As Seniors in High School, I’m sure most of you already have made up your minds on abortion-related issues such as whether a fetus or embryo can really be deemed a human, whether abortion really kills a human being, or just a bunch of tissue, and so forth. Though I have very strong positions on such issues, I’m not going to get up here and tell you to change your mind on them. Rather, I would like you to consider a few comments related to the issue of abortion – namely, its effects, and the government’s role in abortion-related legislation.
Sometime first semester last year in my AP English course, my teacher commented on the excitement he experiences when he considers the potential of all 25 or 30 of us who were in the room. Sure, 25 to 30 people can do a lot, especially when you have people like Pat Baur in the class. But consider all the fetuses that have been aborted since Roe vs. Wade. Since then, there have been about 40 million abortions, an average of 4000 per day. That’s about 133 times as many people who were in my classroom last year, 133 times the potential.
Similarly, what if your mother had aborted you? We were all born around 1984 or 85, when abortion was legal. If your mother had aborted you, you obviously would not be here to even express your opinion about abortion, to stand up against it.
I’ve heard people on Ikonboard frequently comment that they are personally opposed to abortion – they think it is wrong themselves – but they feel that they cannot make a ruling on it for everyone else, that this is something the government should not deal with.

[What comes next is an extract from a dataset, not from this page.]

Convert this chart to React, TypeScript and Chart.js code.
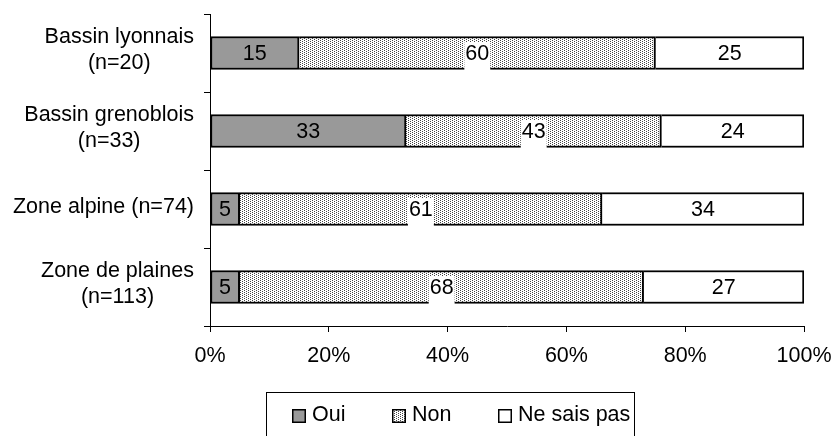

Because of people like you, I must ask myself what kind of world I’m going to live in when I’m older. If so many of you aren’t willing to make a stand against what you personally feel is wrong, who’s going to stand up for what’s right when it comes down to it? I challenge all of you who feel that the government should not involve itself in the matter of abortion to consider a world in which no one stood up for what’s right. What would our nation be like then?